- Directed by: Sangaman
- Written by: Sangaman
- Produced by: R. P. Sundaralingam
- Starring: Moorthy; Devayani;
- Cinematography: Ashok Dev
- Edited by: T. Thirunavukkarasu
- Music by: Ilaiyaraaja
- Production company: Sri Senthoor Films
- Release date: 11 September 1998;
- Running time: 140 minutes
- Country: India
- Language: Tamil

= Senthooram =

Senthooram is a 1998 Indian Tamil-language drama film directed by Sangaman. The film stars newcomer Moorthy and Devayani, with Prakash Raj, Radhika, R. Sundarrajan, Vaiyapuri and Jeeva playing supporting roles. It was released on 11 September 1998.

== Plot ==

The story begins with Kattaalai (Moorthy) serving his sentence in jail and he remembers his past.

In the past, Kattaalai was a mentally ill man and he dreamed about getting married, but the villagers took advantage of his innocence. Muthu Manikkam (Prakash Raj) was a respected village chief married to Devaatha (Radhika) but they didn't have children.

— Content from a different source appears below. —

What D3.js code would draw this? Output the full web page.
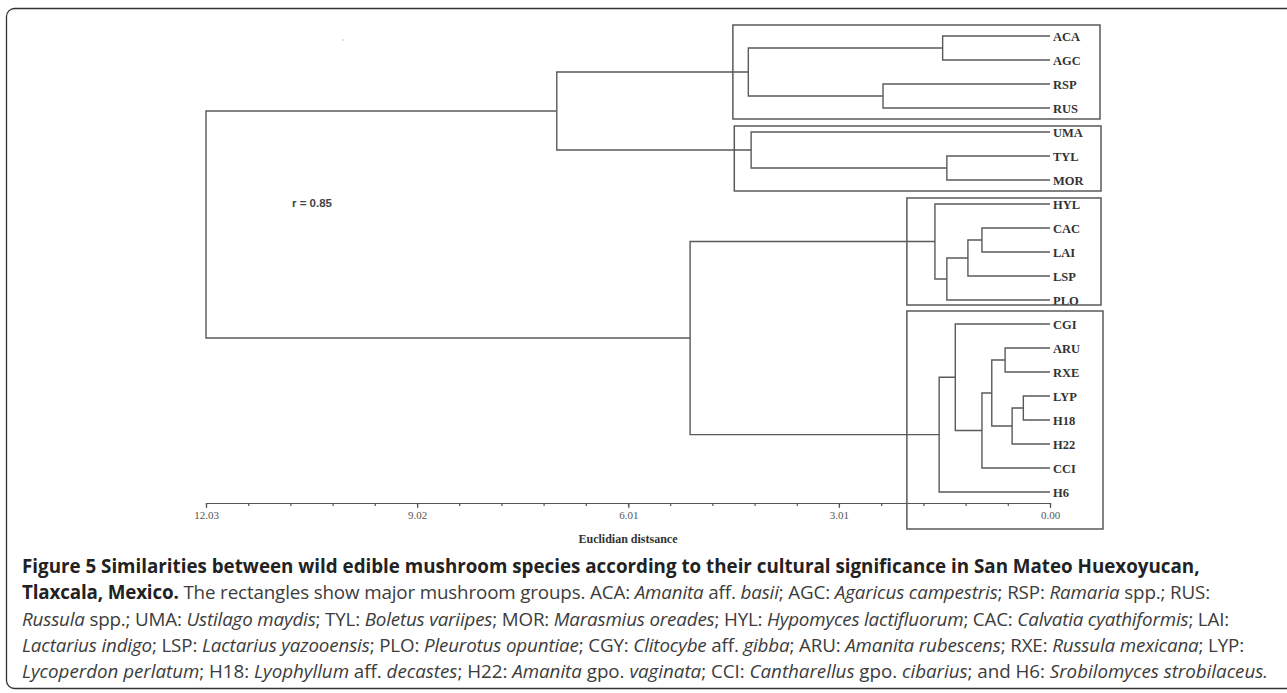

Megala (Devayani), also known as Otta Rosa, was an innocent village girl who was rejected in her village, so she came to Muthu Manikkam's village. In the past, her mother was a stage dancer. When her mother fell ill, she had to become a stage dancer and she was one day raped by a rich landlord. Her mother later died.

Muthu Manikkam accommodated her in one of his houses and fed her. Soon, Muthu Manikkam had an eye on her. He went to her house the night whenever he wanted. The rumour abounded that Muthu Manikkam and Otta Rosa had an affair. Later, Kattaalai's wedding was cancelled when the bride's family came to know about his illness. So Otta Rosa decided to marry Kattaalai. The young couple lived happily but Muthu Manikkam became wicked towards them. Meanwhile, Devaatha became pregnant. What transpires later forms the crux of the story.

== Production ==
The film marked the directorial debut of Sangaman who earlier assisted Bharathiraja. Prakash Raj's role was initially offered to actor Manivannan, who turned down the film citing date issues. The film was initially shelved midway due to financial issues, but was later revived with the help of financier Dharamchand Lungat.

== Soundtrack ==
Th soundtrack was composed by Ilaiyaraaja.

| Song | Singer(s) | Lyrics | Duration |
| "Naan Ippa Thaan Vayasukku" | Malaysia Vasudevan | Vaali | 5:09 |
| "Unakkoruthi Poranthiruppaal" | K. S. Chithra | Gangai Amaran | 5:04 |
| "Un Pakkathile" | Ilaiyaraaja, K. Mala | Pulamaipithan | 5:22 |
| "Aalamaram" | P. Unni Krishnan, Bhavatharini | 4:50 |
| "Oru Vaaru Kashtappattu" | Ilaiyaraaja | Gangai Amaran | 5:04 |
| "Adi Unna Kaanaama" | Ilaiyaraaja, R. Sundarrajan | Vaali | 4:49 |

== Reception ==
D. S. Ramanujam of The Hindu wrote, "The inexperience of director Sangaman (story, dialogue, and screenplay are also his) gives way to mistakes in the narration". He added, "Banking on a hero like newcomer Murthy to deliver Kamal Hassan's ``Chappani like role is another mistake. However, manfully Murthy tries to infuse life into the character, it falls flat because of improper guidance".